Without the pictures, print the lines running from the beginning of the material to the line containing "(symB) at (766,1276)", both ends included.
* start Dataset section *
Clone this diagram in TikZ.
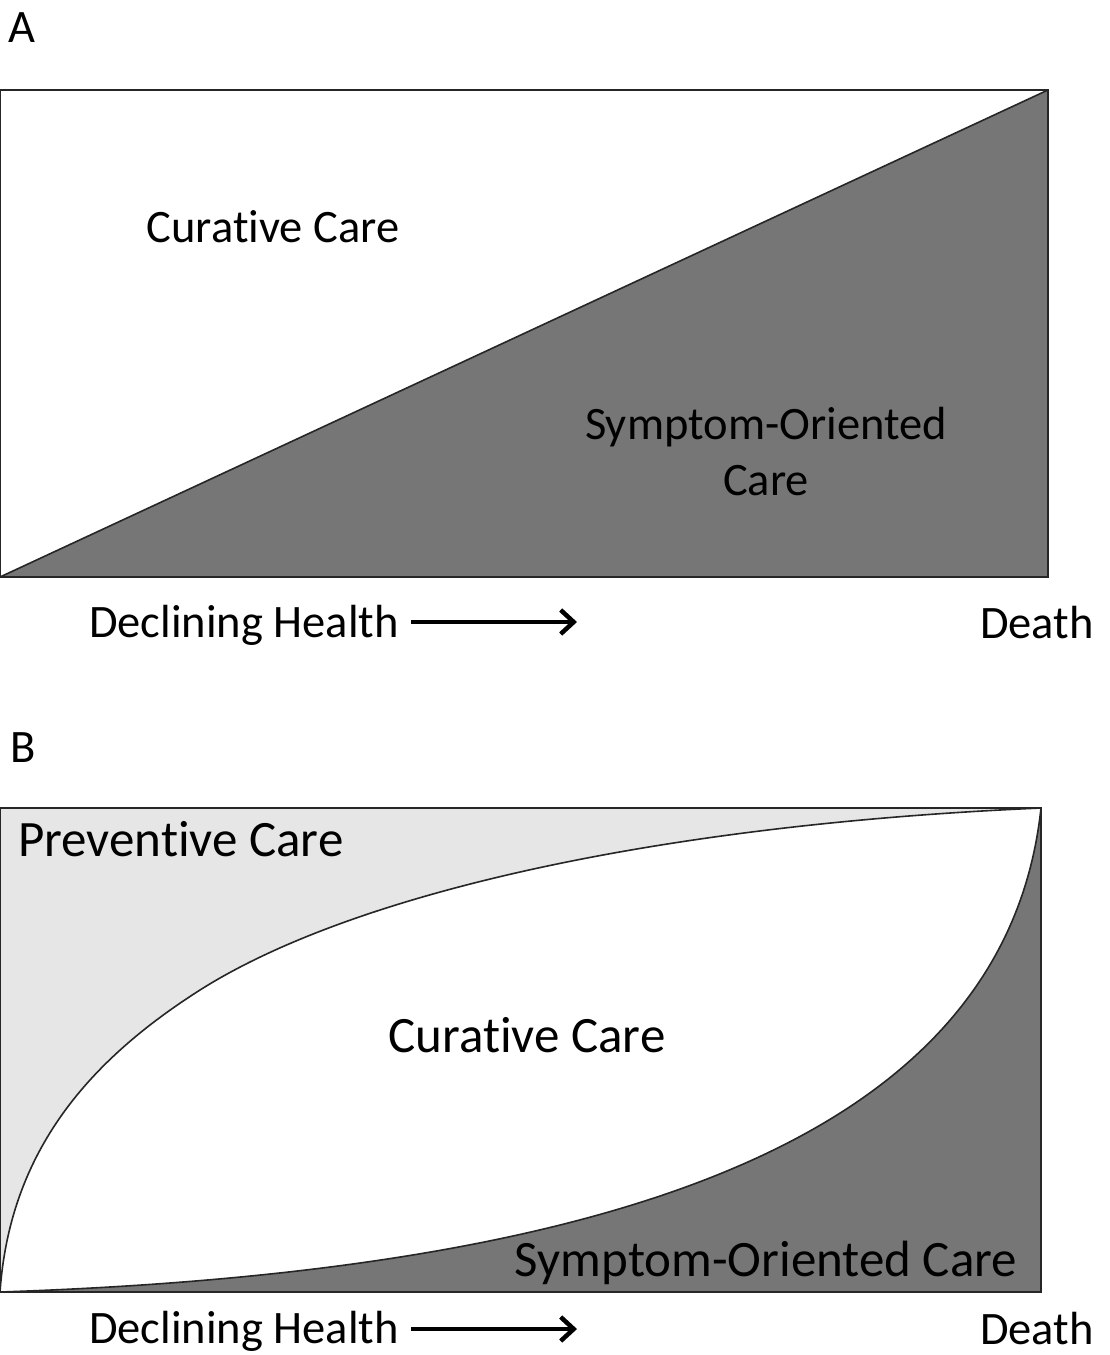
\documentclass[tikz,border=0pt]{standalone}
\usepackage{fontspec}
\setmainfont{Carlito}[Ligatures=NoCommon]
\usetikzlibrary{arrows.meta,positioning,calc}
\definecolor{symfill}{HTML}{767676}
\definecolor{prevfill}{HTML}{E6E6E6}
\definecolor{edgegrey}{HTML}{262626}

\begin{document}
\begin{tikzpicture}[
  x=1pt, y=-1pt,
  panel/.style={draw=edgegrey, line width=2pt},
  curve/.style={draw=edgegrey, line width=1.6pt},
  lbl/.style={inner sep=0pt, anchor=base, font=\fontsize{46.5}{56}\selectfont},
  biglbl/.style={inner sep=0pt, anchor=base, font=\fontsize{51}{60}\selectfont},
  axisarrow/.style={-{Straight Barb[length=13pt,width=24pt,line width=4.5pt]}, line width=4.5pt},
]
\useasboundingbox (0,0) rectangle (1109,1355);

% --- Panel A: straight trade-off ---
\fill[white] (0,90) rectangle (1048,577);
\fill[symfill] (0,577) -- (1048,90) -- (1048,577) -- cycle;
\draw[curve] (0,577) -- (1048,90);
\draw[panel] (0,90) rectangle (1048,577);

\node[lbl, anchor=base west] (panA) at (8,42) {A};
\node[lbl] (curA) at (273,242) {Curative Care};
\node[lbl, align=center] (symA) at (766,495) {Symptom-Oriented\\Care};

\node[lbl] (declA) at (244,637) {Declining Health};
\node[lbl] (deathA) at (1037,638) {Death};
\coordinate (arrA) at (577,622);
\draw[axisarrow] ([xshift=12pt]declA.east |- arrA) -- (arrA);

% --- Panel B: curved trade-off ---
\fill[prevfill] (0,808) rectangle (1041,1292);
\fill[white] (0,1292) .. controls (10,1150) and (90,1060) .. (200,990)
  .. controls (350,895) and (650,825) .. (1041,808) -- (1041,1292) -- cycle;
\fill[symfill] (0,1292) .. controls (600,1272) and (1005,1145) .. (1041,808)
  -- (1041,1292) -- cycle;
\draw[curve] (0,1292) .. controls (10,1150) and (90,1060) .. (200,990)
  .. controls (350,895) and (650,825) .. (1041,808);
\draw[curve] (0,1292) .. controls (600,1272) and (1005,1145) .. (1041,808);
\draw[panel] (0,808) rectangle (1041,1292);

\node[lbl, anchor=base west] (panB) at (10,762) {B};
\node[biglbl, anchor=base west] (prevB) at (18,856) {Preventive Care};
\node[biglbl] (curB) at (527,1052) {Curative Care};
\node[biglbl] (symB) at (766,1276) {Symptom-Oriented Care};

\node[lbl] (declB) at (244,1343) {Declining Health};
\node[lbl] (deathB) at (1037,1344) {Death};
\coordinate (arrB) at (577,1329);
\draw[axisarrow] ([xshift=12pt]declB.east |- arrB) -- (arrB);

\end{tikzpicture}
\end{document}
* end Dataset section *
[Finished task]
Clone this diagram in TikZ.
\documentclass[tikz,border=0pt]{standalone}
\usepackage{fontspec}
\setmainfont{Carlito}[Ligatures=NoCommon]
\usetikzlibrary{arrows.meta,positioning,calc}
\definecolor{symfill}{HTML}{767676}
\definecolor{prevfill}{HTML}{E6E6E6}
\definecolor{edgegrey}{HTML}{262626}

\begin{document}
\begin{tikzpicture}[
  x=1pt, y=-1pt,
  panel/.style={draw=edgegrey, line width=2pt},
  curve/.style={draw=edgegrey, line width=1.6pt},
  lbl/.style={inner sep=0pt, anchor=base, font=\fontsize{46.5}{56}\selectfont},
  biglbl/.style={inner sep=0pt, anchor=base, font=\fontsize{51}{60}\selectfont},
  axisarrow/.style={-{Straight Barb[length=13pt,width=24pt,line width=4.5pt]}, line width=4.5pt},
]
\useasboundingbox (0,0) rectangle (1109,1355);

% --- Panel A: straight trade-off ---
\fill[white] (0,90) rectangle (1048,577);
\fill[symfill] (0,577) -- (1048,90) -- (1048,577) -- cycle;
\draw[curve] (0,577) -- (1048,90);
\draw[panel] (0,90) rectangle (1048,577);

\node[lbl, anchor=base west] (panA) at (8,42) {A};
\node[lbl] (curA) at (273,242) {Curative Care};
\node[lbl, align=center] (symA) at (766,495) {Symptom-Oriented\\Care};

\node[lbl] (declA) at (244,637) {Declining Health};
\node[lbl] (deathA) at (1037,638) {Death};
\coordinate (arrA) at (577,622);
\draw[axisarrow] ([xshift=12pt]declA.east |- arrA) -- (arrA);

% --- Panel B: curved trade-off ---
\fill[prevfill] (0,808) rectangle (1041,1292);
\fill[white] (0,1292) .. controls (10,1150) and (90,1060) .. (200,990)
  .. controls (350,895) and (650,825) .. (1041,808) -- (1041,1292) -- cycle;
\fill[symfill] (0,1292) .. controls (600,1272) and (1005,1145) .. (1041,808)
  -- (1041,1292) -- cycle;
\draw[curve] (0,1292) .. controls (10,1150) and (90,1060) .. (200,990)
  .. controls (350,895) and (650,825) .. (1041,808);
\draw[curve] (0,1292) .. controls (600,1272) and (1005,1145) .. (1041,808);
\draw[panel] (0,808) rectangle (1041,1292);

\node[lbl, anchor=base west] (panB) at (10,762) {B};
\node[biglbl, anchor=base west] (prevB) at (18,856) {Preventive Care};
\node[biglbl] (curB) at (527,1052) {Curative Care};
\node[biglbl] (symB) at (766,1276) {Symptom-Oriented Care};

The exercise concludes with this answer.